Wie stets stellt sich die Kurdenfrage als Hauptproblem. Während Außenminister Cem eben beteuerte, dass es niemals in diesem Lande ethnische Minderheiten gegeben hätte, stellte auch der Nationale Sicherheitsrat klar, dass die Kurden nicht auf die auch von der EU erwünschte Anerkennung als Minderheit hoffen könnten, ja nicht einmal auf Radio und Fernsehen oder Schulen in ihrer Sprache.

Politik und Gesellschaft müssen umdenken

Auch zur Abschaffung der Todesstrafe - ein weiteres Hauptanliegen Brüssels - konnte sich Ankara bisher ebenso wenig durchringen, wie zur Annullierung des die Meinungsfreiheit krass einschränkenden Strafrechtsparagrafen 312, auf dessen Basis Hunderte Islamisten, Kurden, linksgerichtete Politiker und Menschenrechtsaktivisten zu Gefängnisstrafen verurteilt wurden - zuletzt der islamistische Ex-Premier Erbakan. Es wäre möglich, betonte Justizminister Turk jüngst, einige Passagen dieses Paragrafen neu zu formulieren. An eine totale Abschaffung sei aber nicht zu denken.

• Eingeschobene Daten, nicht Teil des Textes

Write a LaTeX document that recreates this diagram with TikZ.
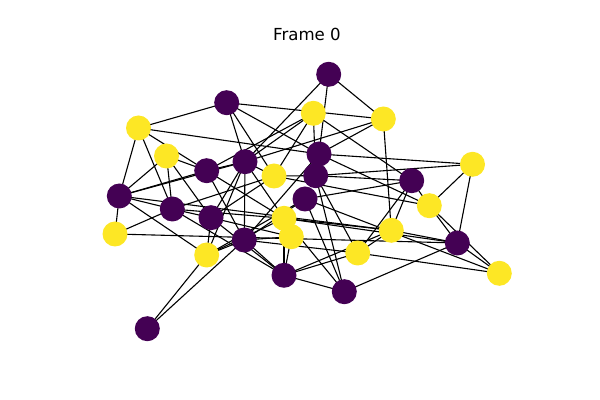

Dennoch, für die Mehrheit des türkischen Establishments ist der EU-Beitritt ein strategisches Ziel, das auch - laut einer jüngsten Umfrage - die überwiegende Mehrheit der Bevölkerung unterstützt. Doch Realisten glauben, dass es für die nötigen Reformen noch eines langwierigen Umdenkungsprozesses bedarf.